Throughout the library's history, many of its books have been donated by members. It originally contained approximately seven hundred books which were housed at a location on Main Street near Pearl Street. In 1840 the collection of 1660 books was moved to the second floor of the Cincinnati College building on the present site. The collection now numbers more than 200,000 volumes, including an especially large number pertaining to Cincinnati and Ohio. Most of the items circulate. While there was originally a ban on novels, the ban has since been lifted. Currently the collection is more general.

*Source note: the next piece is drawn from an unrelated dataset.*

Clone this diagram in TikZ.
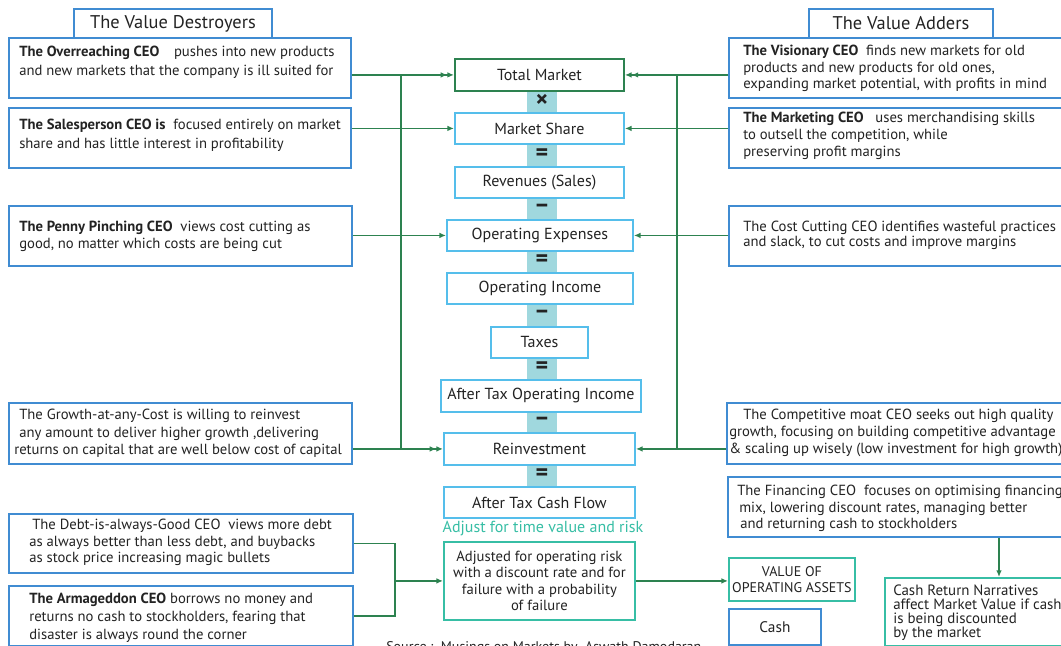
\documentclass[tikz,border=0pt]{standalone}
\usepackage{fontspec}
\setmainfont{PT Sans}
\usetikzlibrary{arrows.meta,calc}

\definecolor{ceoblue}{RGB}{64,140,210}
\definecolor{stepcyan}{RGB}{85,190,235}
\definecolor{linkgreen}{RGB}{45,130,80}
\definecolor{tealc}{RGB}{55,190,165}
\definecolor{stripc}{RGB}{160,216,222}
\definecolor{ink}{RGB}{35,35,35}

\tikzset{
  sz/.style 2 args={minimum width=#1*0.75pt, minimum height=#2*0.75pt},
  frame/.style={draw=ceoblue, line width=1.4pt, fill=white, inner sep=0pt, anchor=north west},
  flowbox/.style={draw=stepcyan, line width=1.4pt, fill=white, inner sep=0pt, anchor=north west,
    text=ink, font=\fontsize{12}{14}\selectfont},
  headbox/.style={frame, text=ink, font=\fontsize{13.8}{15}\selectfont},
  desc/.style={anchor=west, align=left, inner sep=0pt, text=ink, font=\fontsize{11}{12.5}\selectfont},
  opsym/.style={inner sep=0pt, text=ink, font=\bfseries\fontsize{18}{18}\selectfont},
  conn/.style={draw=linkgreen, line width=1.3pt},
}

\begin{document}
\begin{tikzpicture}[x=0.75pt, y=-0.75pt, >={Latex[length=5pt,width=4.2pt]}]
\useasboundingbox (0,0) rectangle (1061,646);
\fill[white] (0,0) rectangle (1061,646);
\clip (0,0) rectangle (1061,646);

% ---------- central chain ----------
\fill[stripc] (527,88) rectangle (557,488);

\node[flowbox, draw=linkgreen, sz={169}{32}] (tm) at (454,58) {Total Market};
\node[flowbox, sz={169}{31}] (ms) at (454,112) {Market Share};
\node[flowbox, sz={169}{31}] (rev) at (454,166) {Revenues (Sales)};
\node[flowbox, sz={186}{31}] (opex) at (446,219) {Operating Expenses};
\node[flowbox, sz={186}{31}] (opinc) at (446,272) {Operating Income};
\node[flowbox, sz={97}{31}] (tax) at (490,326) {Taxes};
\node[flowbox, sz={200}{32}] (atoi) at (440,379) {After Tax Operating Income};
\node[flowbox, sz={191}{32}] (reinv) at (443,432) {Reinvestment};
\node[flowbox, sz={191}{31}] (atcf) at (443,486) {After Tax Cash Flow};

\node[opsym] (op1) at (542,101) {×};
\node[opsym] (op2) at (542,154.5) {=};
\node[opsym] (op3) at (542,208) {–};
\node[opsym] (op4) at (542,261) {=};
\node[opsym] (op5) at (542,314.5) {–};
\node[opsym] (op6) at (542,368) {=};
\node[opsym] (op7) at (542,421.5) {–};
\node[opsym] (op8) at (542,475) {=};

\node[text=tealc, inner sep=0pt, font=\fontsize{12}{13}\selectfont] (adjlbl) at (543,529)
  {Adjust for time value and risk};
\node[flowbox, draw=tealc, sz={191}{78}, align=center, font=\fontsize{11}{12.2}\selectfont] (adj) at (443,541)
  {Adjusted for operating risk\\with a discount rate and for\\failure with a probability\\of failure};

% ---------- value destroyers ----------
\node[headbox, sz={198}{29}] (desthead) at (73,8) {The Value Destroyers};
\node[frame, sz={342}{60}] (ovr) at (8,37) {};
\node[frame, sz={342}{60}] (sales) at (8,107) {};
\node[frame, sz={343}{60}] (penny) at (8,205) {};
\node[frame, sz={343}{61}] (growth) at (8,402) {};
\node[frame, sz={344}{59}] (debt) at (8,513) {};
\node[frame, sz={344}{60}] (arma) at (8,585) {};

\node[desc, font=\fontsize{11}{14.3}\selectfont] (ovr-t) at (19,62.5)
  {\textbf{The Overreaching CEO}\quad pushes into new products\\and new markets that the company is ill suited for};
\node[desc, font=\fontsize{11}{14.3}\selectfont] (sales-t) at (19,135.5)
  {\textbf{The Salesperson CEO is} \ focused entirely on market\\share and has little interest in profitability};
\node[desc] (penny-t) at (19,236)
  {\textbf{The Penny Pinching CEO} \ views cost cutting as\\good, no matter which costs are being cut};
\node[desc, font=\fontsize{11}{13}\selectfont] (growth-t) at (14,433.5)
  {\hspace*{3.75pt}The Growth-at-any-Cost is willing to reinvest\\\hspace*{3.75pt}any amount to deliver higher growth ,delivering\\returns on capital that are well below cost of capital};
\node[desc] (debt-t) at (29,542.5)
  {\hspace*{2.25pt}The Debt-is-always-Good CEO \ views more debt\\as always better than less debt, and buybacks\\as stock price increasing magic bullets};
\node[desc, font=\fontsize{11}{13.5}\selectfont] (arma-t) at (29,618)
  {\textbf{The Armageddon CEO} borrows no money and\\returns no cash to stockholders, fearing that\\disaster is always round the corner};

% ---------- value adders ----------
\node[headbox, sz={184}{29}] (addhead) at (808,8) {The Value Adders};
\node[frame, sz={340}{60}] (vis) at (728,37) {};
\node[frame, sz={340}{60}] (mkt) at (728,107) {};
\node[frame, sz={340}{60}] (cut) at (728,205) {};
\node[frame, sz={342}{61}] (moat) at (726,402) {};
\node[frame, sz={341}{60}] (fin) at (727,476) {};
\node[flowbox, draw=tealc, sz={126}{43}, align=center, font=\fontsize{10.5}{12}\selectfont] (voa) at (728,557)
  {VALUE OF\\OPERATING ASSETS};
\node[frame, sz={92}{36}, text=ink, font=\fontsize{11.5}{13}\selectfont] (cash) at (728,608) {Cash};
\node[frame, draw=tealc, sz={184}{68}] (crn) at (884,577) {};

\node[desc, font=\fontsize{11}{12.4}\selectfont] (vis-t) at (743,68.5)
  {\textbf{The Visionary CEO} \ finds new markets for old\\products and new products for old ones,\\expanding market potential, with profits in mind};
\node[desc, font=\fontsize{11}{12.6}\selectfont] (mkt-t) at (743,136)
  {\textbf{The Marketing CEO} \ \ uses merchandising skills\\to outsell the competition, while\\preserving profit margins};
\node[desc, font=\fontsize{11}{11.5}\selectfont] (cut-t) at (743,235.5)
  {The Cost Cutting CEO identifies wasteful practices\\and slack, to cut costs and improve margins};
\node[desc, font=\fontsize{11}{12.7}\selectfont] (moat-t) at (729,433)
  {\hspace*{10.5pt}The Competitive moat CEO seeks out high quality\\growth, focusing on building competitive advantage\\\& scaling up wisely (low investment for high growth)};
\node[desc, font=\fontsize{11}{12.4}\selectfont] (fin-t) at (737,508.5)
  {The Financing CEO \ focuses on optimising financing\\\hspace*{1.5pt}mix, lowering discount rates, managing better\\\hspace*{2.25pt}and returning cash to stockholders};
\node[desc, font=\fontsize{11.2}{10.5}\selectfont] (crn-t) at (893,612.5)
  {Cash Return Narratives\\affect Market Value if cash\\is being discounted\\by the market};

% ---------- connectors ----------
\coordinate (lbus) at (401,0);
\coordinate (rbus) at (677,0);
\coordinate (brk) at (395,0);
\coordinate (finx) at (999,0);

\draw[conn] (lbus |- tm.west) -- (lbus |- reinv.west);
\draw[conn, ->>] (ovr.east |- tm.west) -- (tm.west);
\draw[conn, ->] (sales.east |- ms.west) -- (ms.west);
\draw[conn, ->] (penny.east |- opex.west) -- (opex.west);
\draw[conn, ->>] (growth.east |- reinv.west) -- (reinv.west);

\draw[conn] (rbus |- tm.east) -- (rbus |- reinv.east);
\draw[conn, ->>] (vis.west |- tm.east) -- (tm.east);
\draw[conn, ->] (mkt.west |- ms.east) -- (ms.east);
\draw[conn, ->] (cut.west |- opex.east) -- (opex.east);
\draw[conn, ->] (moat.west |- reinv.east) -- (reinv.east);

\draw[conn] (debt.east) -- (debt.east -| brk) -- (arma.east -| brk) -- (arma.east);
\draw[conn, ->] (adj.west -| brk) -- (adj.west);
\draw[conn, ->] (adj.east) -- (adj.east -| voa.west);
\draw[conn, ->] (fin.south -| finx) -- (crn.north -| finx);

% ---------- source line ----------
\node[anchor=base west, inner sep=0pt, text=ink, font=\fontsize{10.5}{12}\selectfont] (src) at (386,651)
  {Source :\ \ Musings on Markets by\ \ Aswath Damodaran};
\end{tikzpicture}
\end{document}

After opening its doors nearly 185 years ago, The Mercantile Library has several thousand volumes in their catalog that aim to display and reflect upon decades of changing interests, beliefs, and influences. Despite still operating as a membership library, The Mercantile Library of Cincinnati is open year round to members of the public who wish to explore the institution.

==Location==
The Mercantile Library Building at 414 Walnut Street that currently houses the library is the fourth structure on the site. The space on the eleventh and twelfth floors was designed for the library in 1903 and the building was completed in 1908. Many of the shelves, desks and chairs currently in the library date back to previous buildings which were destroyed by fire. The institution's perpetually renewable 10,000-year lease was issued by the Cincinnati College, which merged with the University of Cincinnati College of Law in 1911, in exchange for the men of the Mercantile Library Association helping the college to rebuild after its structure burned in 1845. The building was listed on the National Register of Historic Places in 2021. From 2023 to 2024, the Model Group converted much of the building along with the adjacent Formica Building into residential apartments named "Merc & Mica".

==Cultural programs==
The library's tradition of cultural programs was initiated by its founders and has featured prominent writers and thinkers since its first lecture series in the 1840s. Speakers in the early days included Ralph Waldo Emerson, Wendell Phillips, W. M. Thackeray, Edward Everett, Herman Melville, Henry Ward Beecher and Harriet Beecher Stowe; more recent programs have brought writers and speakers like John Updike, Tom Wolfe, and Jonathan Winters. Many events, including courses, concerts, author readings and book signings, are scheduled at noon for the convenience of members and visitors who work and shop downtown.